LONE ROCK - A federal grant could add nearly $1 million over three years to help improve literacy education at Lone Rock School.
The school district learned last week that it was one of 21 districts in the state selected to receive $15 million in grants for the Montana Striving Reader's Project, a program aimed at improving literacy achievement.
At Lone Rock, the $314,998 annual grant will be used to purchase a new reading curriculum, upgrade technology and pay for continuing education for teachers and paraeducators.
The grant is renewable for three years, although administrators have been told due to the uncertainties of federal funding, the monies are only ensured for two years.
Lone Rock School principal Tamara Lysons said the district completed a 45-page narrative for the grant application that outlined the district's needs and potential plans for the funding.
The district's current reading curriculum was something the community had identified as a weakness during community town hall meetings last year.
The curriculum was about 10 years old and missing some components, Lysons said. Schools typically start considering replacing a curriculum after five to seven years.
While reading hasn't changed over the years, Lysons said the innovations of reading instruction have been improved, especially for students who struggle.

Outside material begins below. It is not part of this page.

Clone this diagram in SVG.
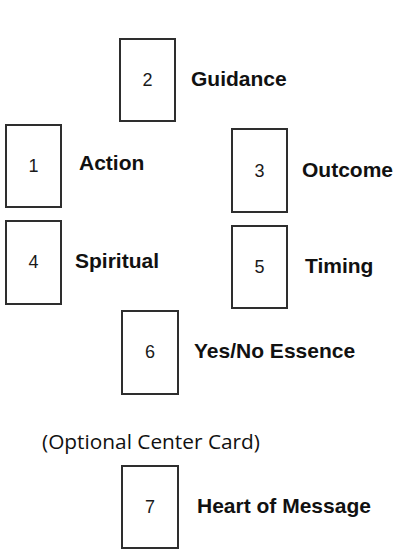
<svg xmlns="http://www.w3.org/2000/svg" width="395" height="552" viewBox="0 0 395 552">
<style>
.card{fill:#fff;stroke:#2e2e2e;stroke-width:2}
.num{font-family:"Liberation Sans",Arial,sans-serif;font-size:18px;fill:#1a1a1a;text-anchor:middle}
.lbl{font-family:"Liberation Sans",Arial,sans-serif;font-size:21px;font-weight:bold;fill:#111}
.note{font-family:"Open Sans","Noto Sans",sans-serif;font-size:20px;fill:#111}
</style>
<rect width="395" height="552" fill="#fff"/>
<g id="connectors"></g>
<g id="card1"><rect class="card" x="6" y="125" width="55" height="82"/><text class="num" x="33.5" y="172">1</text><text class="lbl" x="79" y="170">Action</text></g>
<g id="card2"><rect class="card" x="120" y="39" width="55" height="82"/><text class="num" x="147.5" y="86">2</text><text class="lbl" x="191" y="86">Guidance</text></g>
<g id="card3"><rect class="card" x="232" y="129" width="55" height="83"/><text class="num" x="259.5" y="177">3</text><text class="lbl" x="302" y="177">Outcome</text></g>
<g id="card4"><rect class="card" x="6" y="221" width="55" height="83"/><text class="num" x="33.5" y="268">4</text><text class="lbl" x="75" y="268">Spiritual</text></g>
<g id="card5"><rect class="card" x="232" y="226" width="55" height="82"/><text class="num" x="259.5" y="273">5</text><text class="lbl" x="305" y="273">Timing</text></g>
<g id="card6"><rect class="card" x="122" y="311" width="56" height="83"/><text class="num" x="150" y="358">6</text><text class="lbl" x="194" y="358">Yes/No Essence</text></g>
<text class="note" x="42" y="449" textLength="218" lengthAdjust="spacingAndGlyphs">(Optional Center Card)</text>
<g id="card7"><rect class="card" x="122" y="466" width="56" height="82"/><text class="num" x="150" y="513">7</text><text class="lbl" x="197" y="513">Heart of Message</text></g>
</svg>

Lone Rock Title One director Eve White helped write the grant.
Smart boards, e-readers and other software that can provide immediate feedback to young readers can make a major difference in literacy education, especially for struggling readers, White said.
New research released just in the last few months shows there is no difference in reading comprehension for students using e-readers instead of traditional paper textbooks.
"Comprehension is the same, if not higher," White said. "Interest is the same, if not higher. That's something that educators have been worried about in the past."
Lysons said the grant will allow the school district to purchase additional smart boards, digital projectors, iPads, Kindles and two new mobile laptop centers with 50 new laptops.
"Everyone here is very excited about this grant," Lysons said.
School board trustee Dan Metully's wife baked a couple of cakes to help folks celebrate at last week's regular board meeting where the grant was announced.
"I was flipping floored to learn the grant was good for three years and close to $1 million," Metully said. "That's absolutely a lot of dough that's going to take some pressure off the rest of the budget."
Lysons said the community's support played a key role in helping the district successfully obtain the grant monies.
The grant application began with the school's mission that outlines that partnership that empowers students with the knowledge they need to become respectful, contributing citizens, Lysons said.
The ability to read is a vital component in making that happen.
"We're committed to the literacy of all of our students," Lysons said. "We all work very hard to ensure that happens and now we will have even better tools to help us."